[Task material]

····················

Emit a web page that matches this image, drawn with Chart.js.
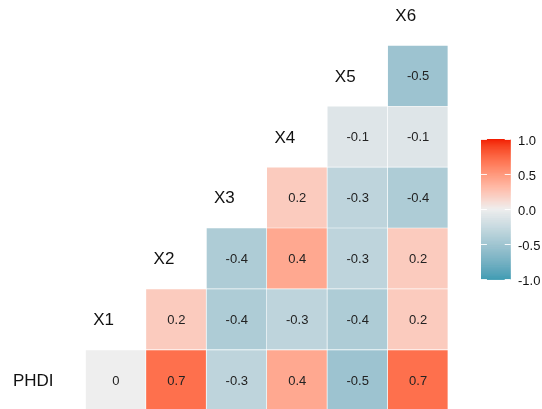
<!DOCTYPE html>
<html>
<head>
<meta charset="utf-8">
<script src="https://cdn.jsdelivr.net/npm/chart.js@4/dist/chart.umd.min.js"></script>
<style>
  html, body { margin: 0; padding: 0; background: #ffffff; }
  #wrap { width: 542px; height: 409px; position: relative; }
</style>
</head>
<body>
<div id="wrap"><canvas id="corr" width="542" height="409"></canvas></div>
<script>
// Variables, in the order they appear along the diagonal (bottom-left to top-right)
const variables = ['PHDI', 'X1', 'X2', 'X3', 'X4', 'X5', 'X6'];

// Correlations of each variable with every later variable
const corrPHDI = [0, 0.7, -0.3, 0.4, -0.5, 0.7];  // with X1..X6
const corrX1   = [0.2, -0.4, -0.3, -0.4, 0.2];    // with X2..X6
const corrX2   = [-0.4, 0.4, -0.3, 0.2];          // with X3..X6
const corrX3   = [0.2, -0.3, -0.4];               // with X4..X6
const corrX4   = [-0.1, -0.1];                    // with X5..X6
const corrX5   = [-0.5];                          // with X6
const corrRows = [corrPHDI, corrX1, corrX2, corrX3, corrX4, corrX5];

// Colour bar ticks
const legendTicks = [1.0, 0.5, 0.0, -0.5, -1.0];
const legendTickLabels = ['1.0', '0.5', '0.0', '-0.5', '-1.0'];

// ---- colour scale: low / mid / high, interpolated in CIE Lab ----
const LOW = '#3B9AB2', MID = '#EEEEEE', HIGH = '#F21A00';

function hexToRgb(h) {
  return [parseInt(h.slice(1, 3), 16), parseInt(h.slice(3, 5), 16), parseInt(h.slice(5, 7), 16)];
}
function toLin(c) { c /= 255; return c <= 0.04045 ? c / 12.92 : Math.pow((c + 0.055) / 1.055, 2.4); }
function fromLin(c) {
  const v = c <= 0.0031308 ? 12.92 * c : 1.055 * Math.pow(c, 1 / 2.4) - 0.055;
  return Math.max(0, Math.min(255, Math.round(v * 255)));
}
const WX = 0.95047, WY = 1.0, WZ = 1.08883;
function fLab(t) { return t > 216 / 24389 ? Math.cbrt(t) : (24389 / 27 * t + 16) / 116; }
function fInv(t) { const t3 = t * t * t; return t3 > 216 / 24389 ? t3 : (116 * t - 16) / (24389 / 27); }
function rgbToLab(rgb) {
  const [r, g, b] = rgb.map(toLin);
  const X = 0.4124564 * r + 0.3575761 * g + 0.1804375 * b;
  const Y = 0.2126729 * r + 0.7151522 * g + 0.0721750 * b;
  const Z = 0.0193339 * r + 0.1191920 * g + 0.9503041 * b;
  const fx = fLab(X / WX), fy = fLab(Y / WY), fz = fLab(Z / WZ);
  return [116 * fy - 16, 500 * (fx - fy), 200 * (fy - fz)];
}
function labToRgb(lab) {
  const fy = (lab[0] + 16) / 116, fx = fy + lab[1] / 500, fz = fy - lab[2] / 200;
  const X = fInv(fx) * WX, Y = fInv(fy) * WY, Z = fInv(fz) * WZ;
  const r = 3.2404542 * X - 1.5371385 * Y - 0.4985314 * Z;
  const g = -0.9692660 * X + 1.8760108 * Y + 0.0415560 * Z;
  const b = 0.0556434 * X - 0.2040259 * Y + 1.0572252 * Z;
  return [fromLin(r), fromLin(g), fromLin(b)];
}
const labLow = rgbToLab(hexToRgb(LOW)), labMid = rgbToLab(hexToRgb(MID)), labHigh = rgbToLab(hexToRgb(HIGH));
function corrColor(v) {
  const t = Math.min(1, Math.abs(v));
  const end = v >= 0 ? labHigh : labLow;
  const lab = labMid.map((m, i) => m + (end[i] - m) * t);
  const [r, g, b] = labToRgb(lab);
  return `rgb(${r},${g},${b})`;
}

// ---- tiles: one floating bar per pair (row variable r, column variable c) ----
const tiles = [];
corrRows.forEach((vals, r) => {
  vals.forEach((v, k) => {
    const c = r + 1 + k;
    tiles.push({ x: variables[c], y: [r, r + 1], v: v });
  });
});

const FONT = '"Liberation Sans", Arial, Helvetica, sans-serif';

// Cell values, diagonal names and the colour bar
const annotate = {
  id: 'annotate',
  afterDatasetsDraw(chart) {
    const ctx = chart.ctx;
    const xs = chart.scales.x, ys = chart.scales.y;
    const meta = chart.getDatasetMeta(0);
    ctx.save();
    // values inside cells
    ctx.font = '13px ' + FONT;
    ctx.fillStyle = '#222222';
    ctx.textAlign = 'center';
    ctx.textBaseline = 'middle';
    meta.data.forEach((bar, i) => {
      const raw = chart.data.datasets[0].data[i];
      const cx = bar.x;
      const cy = (bar.y + bar.base) / 2;
      ctx.fillText(String(raw.v), cx, cy + 1);
    });
    // variable names on the diagonal
    ctx.font = '17px ' + FONT;
    ctx.fillStyle = '#111111';
    ctx.textAlign = 'right';
    variables.forEach((name, j) => {
      const px = xs.getPixelForValue(j);
      const py = ys.getPixelForValue(j + 0.5);
      ctx.fillText(name, px - 2, py + 1.5);
    });
    ctx.restore();
  },
  afterDraw(chart) {
    const ctx = chart.ctx;
    const bx0 = 481, bx1 = 510.7, by0 = 139, by1 = 279.3;
    const toY = v => by1 - (v + 1) / 2 * (by1 - by0);
    ctx.save();
    // gradient strip
    const steps = 140;
    for (let s = 0; s < steps; s++) {
      const v0 = 1 - 2 * s / steps;
      const v1 = 1 - 2 * (s + 1) / steps;
      ctx.fillStyle = corrColor((v0 + v1) / 2);
      const y0 = toY(v0), y1 = toY(v1);
      ctx.fillRect(bx0, y0, bx1 - bx0, y1 - y0 + 0.6);
    }
    // tick marks
    ctx.strokeStyle = 'rgba(255,255,255,0.9)';
    ctx.lineWidth = 1;
    const tl = (bx1 - bx0) / 5;
    legendTicks.forEach(v => {
      const y = Math.round(toY(v)) + 0.5;
      ctx.beginPath();
      ctx.moveTo(bx0, y); ctx.lineTo(bx0 + tl, y);
      ctx.moveTo(bx1 - tl, y); ctx.lineTo(bx1, y);
      ctx.stroke();
    });
    // tick labels
    ctx.font = '13px ' + FONT;
    ctx.fillStyle = '#111111';
    ctx.textAlign = 'left';
    ctx.textBaseline = 'middle';
    legendTicks.forEach((v, i) => {
      ctx.fillText(legendTickLabels[i], 518, toY(v) + 2.5);
    });
    ctx.restore();
  }
};

new Chart(document.getElementById('corr'), {
  type: 'bar',
  data: {
    labels: variables,
    datasets: [{
      data: tiles,
      backgroundColor: ctx => corrColor(ctx.raw ? ctx.raw.v : 0),
      borderColor: '#ffffff',
      borderWidth: { top: 1, right: 1, left: 0, bottom: 0 },
      borderSkipped: false,
      categoryPercentage: 1,
      barPercentage: 1
    }]
  },
  options: {
    responsive: false,
    devicePixelRatio: 1,
    animation: false,
    layout: { padding: { left: 25.3, right: 93.7, top: 0, bottom: 0 } },
    plugins: { legend: { display: false }, tooltip: { enabled: false } },
    scales: {
      x: { type: 'category', display: false, grid: { display: false }, ticks: { autoSkip: false } },
      y: { type: 'linear', display: false, min: 0.023, max: 6.739, grid: { display: false } }
    }
  },
  plugins: [annotate]
});
</script>
</body>
</html>
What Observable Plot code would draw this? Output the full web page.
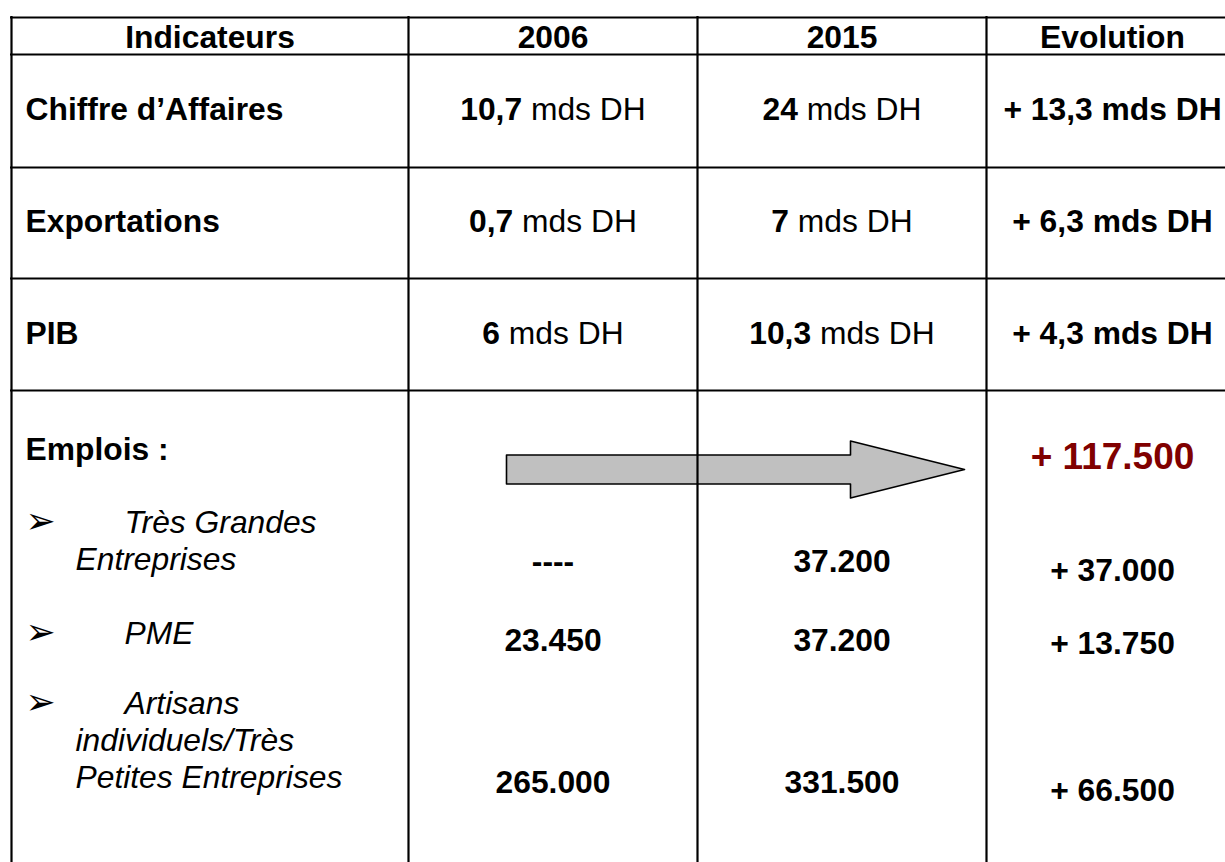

····················

[Exercise requirements] Repeat exactly the lines from the first line of the records above through the line containing "const variables = ['PHDI', 'X1', 'X2', 'X3', 'X4', 'X5', 'X6'];", leaving out the pictures.

[Output]
Emit a web page that matches this image, drawn with Chart.js.
<!DOCTYPE html>
<html>
<head>
<meta charset="utf-8">
<script src="https://cdn.jsdelivr.net/npm/chart.js@4/dist/chart.umd.min.js"></script>
<style>
  html, body { margin: 0; padding: 0; background: #ffffff; }
  #wrap { width: 542px; height: 409px; position: relative; }
</style>
</head>
<body>
<div id="wrap"><canvas id="corr" width="542" height="409"></canvas></div>
<script>
// Variables, in the order they appear along the diagonal (bottom-left to top-right)
const variables = ['PHDI', 'X1', 'X2', 'X3', 'X4', 'X5', 'X6'];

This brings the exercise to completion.